##### Supplied material #####

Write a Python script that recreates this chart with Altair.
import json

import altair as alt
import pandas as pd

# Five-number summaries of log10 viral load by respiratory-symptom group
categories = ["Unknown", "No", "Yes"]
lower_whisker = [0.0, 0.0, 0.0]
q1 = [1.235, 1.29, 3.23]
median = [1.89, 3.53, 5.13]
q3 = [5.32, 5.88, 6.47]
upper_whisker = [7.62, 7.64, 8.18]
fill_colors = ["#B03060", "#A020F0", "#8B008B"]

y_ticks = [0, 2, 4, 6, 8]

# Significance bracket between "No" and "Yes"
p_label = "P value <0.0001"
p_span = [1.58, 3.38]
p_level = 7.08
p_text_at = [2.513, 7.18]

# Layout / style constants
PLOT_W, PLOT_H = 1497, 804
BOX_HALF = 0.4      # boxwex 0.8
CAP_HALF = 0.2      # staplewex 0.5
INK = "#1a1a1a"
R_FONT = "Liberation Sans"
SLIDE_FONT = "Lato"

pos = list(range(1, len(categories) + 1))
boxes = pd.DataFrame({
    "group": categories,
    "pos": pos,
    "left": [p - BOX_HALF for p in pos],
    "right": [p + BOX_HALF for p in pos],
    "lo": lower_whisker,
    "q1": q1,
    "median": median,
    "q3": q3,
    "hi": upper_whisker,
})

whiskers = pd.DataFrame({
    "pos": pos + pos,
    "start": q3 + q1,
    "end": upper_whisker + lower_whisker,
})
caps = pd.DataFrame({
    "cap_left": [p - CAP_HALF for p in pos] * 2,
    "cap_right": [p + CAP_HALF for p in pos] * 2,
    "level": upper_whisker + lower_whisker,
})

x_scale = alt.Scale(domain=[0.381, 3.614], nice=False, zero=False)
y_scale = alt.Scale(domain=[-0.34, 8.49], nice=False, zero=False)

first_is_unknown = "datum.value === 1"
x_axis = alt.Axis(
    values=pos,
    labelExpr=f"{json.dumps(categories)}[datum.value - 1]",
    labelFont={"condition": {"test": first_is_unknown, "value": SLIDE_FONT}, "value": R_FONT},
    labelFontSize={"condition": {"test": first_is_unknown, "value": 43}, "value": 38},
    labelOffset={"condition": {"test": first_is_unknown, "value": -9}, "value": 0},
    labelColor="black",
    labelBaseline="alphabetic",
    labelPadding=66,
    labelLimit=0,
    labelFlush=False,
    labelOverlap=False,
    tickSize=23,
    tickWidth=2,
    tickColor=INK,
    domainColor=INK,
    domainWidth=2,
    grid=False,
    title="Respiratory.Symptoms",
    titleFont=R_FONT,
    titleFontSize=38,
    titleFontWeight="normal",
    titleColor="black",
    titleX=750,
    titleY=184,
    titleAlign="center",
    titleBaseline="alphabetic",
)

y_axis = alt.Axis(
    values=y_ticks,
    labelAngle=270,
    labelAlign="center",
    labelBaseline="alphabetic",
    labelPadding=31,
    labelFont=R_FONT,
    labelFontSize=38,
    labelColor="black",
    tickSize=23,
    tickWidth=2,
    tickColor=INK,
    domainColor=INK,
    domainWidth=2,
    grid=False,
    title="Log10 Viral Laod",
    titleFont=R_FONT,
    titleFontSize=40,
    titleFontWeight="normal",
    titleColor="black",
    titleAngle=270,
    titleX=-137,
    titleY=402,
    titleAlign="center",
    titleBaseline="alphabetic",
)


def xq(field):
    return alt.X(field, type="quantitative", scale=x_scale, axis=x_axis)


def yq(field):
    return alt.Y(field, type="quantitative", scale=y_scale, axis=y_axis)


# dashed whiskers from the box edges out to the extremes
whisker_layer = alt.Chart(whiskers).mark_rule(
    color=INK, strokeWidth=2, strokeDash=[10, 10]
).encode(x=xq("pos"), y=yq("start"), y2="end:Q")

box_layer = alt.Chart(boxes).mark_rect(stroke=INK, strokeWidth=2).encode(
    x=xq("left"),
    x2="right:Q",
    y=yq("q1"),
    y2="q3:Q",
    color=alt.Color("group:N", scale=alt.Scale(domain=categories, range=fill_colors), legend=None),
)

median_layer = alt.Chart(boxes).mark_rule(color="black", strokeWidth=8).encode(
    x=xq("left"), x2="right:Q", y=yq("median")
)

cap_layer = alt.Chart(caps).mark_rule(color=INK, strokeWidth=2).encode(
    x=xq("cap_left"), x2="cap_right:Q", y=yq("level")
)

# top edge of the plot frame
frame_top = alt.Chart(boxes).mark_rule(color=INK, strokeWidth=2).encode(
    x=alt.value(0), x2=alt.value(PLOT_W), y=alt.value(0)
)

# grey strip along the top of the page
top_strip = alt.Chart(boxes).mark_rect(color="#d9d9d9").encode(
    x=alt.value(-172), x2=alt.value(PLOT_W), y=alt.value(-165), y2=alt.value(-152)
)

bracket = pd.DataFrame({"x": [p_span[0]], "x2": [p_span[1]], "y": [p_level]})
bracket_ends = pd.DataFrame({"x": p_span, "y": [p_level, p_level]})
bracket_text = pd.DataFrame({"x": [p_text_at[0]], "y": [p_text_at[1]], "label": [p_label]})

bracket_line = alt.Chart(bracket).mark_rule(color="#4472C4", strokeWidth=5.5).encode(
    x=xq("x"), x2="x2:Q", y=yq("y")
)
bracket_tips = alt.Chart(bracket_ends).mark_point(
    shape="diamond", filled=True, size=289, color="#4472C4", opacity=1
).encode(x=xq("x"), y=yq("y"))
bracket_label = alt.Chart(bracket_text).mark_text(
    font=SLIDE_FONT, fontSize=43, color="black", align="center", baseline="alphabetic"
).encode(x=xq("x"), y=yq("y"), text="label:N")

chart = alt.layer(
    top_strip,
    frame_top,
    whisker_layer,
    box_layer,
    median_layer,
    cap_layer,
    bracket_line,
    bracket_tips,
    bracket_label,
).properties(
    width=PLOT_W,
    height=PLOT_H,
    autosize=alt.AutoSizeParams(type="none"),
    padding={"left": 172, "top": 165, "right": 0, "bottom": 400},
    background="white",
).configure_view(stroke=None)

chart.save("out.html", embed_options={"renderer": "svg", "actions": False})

#####

Problem to solve: Reproduce, please, the lines of the material from its first line down to the line containing "import pandas as pd", keeping both ends and nothing beyond them.

Complete output:
Write a Python script that recreates this chart with Altair.
import json

import altair as alt
import pandas as pd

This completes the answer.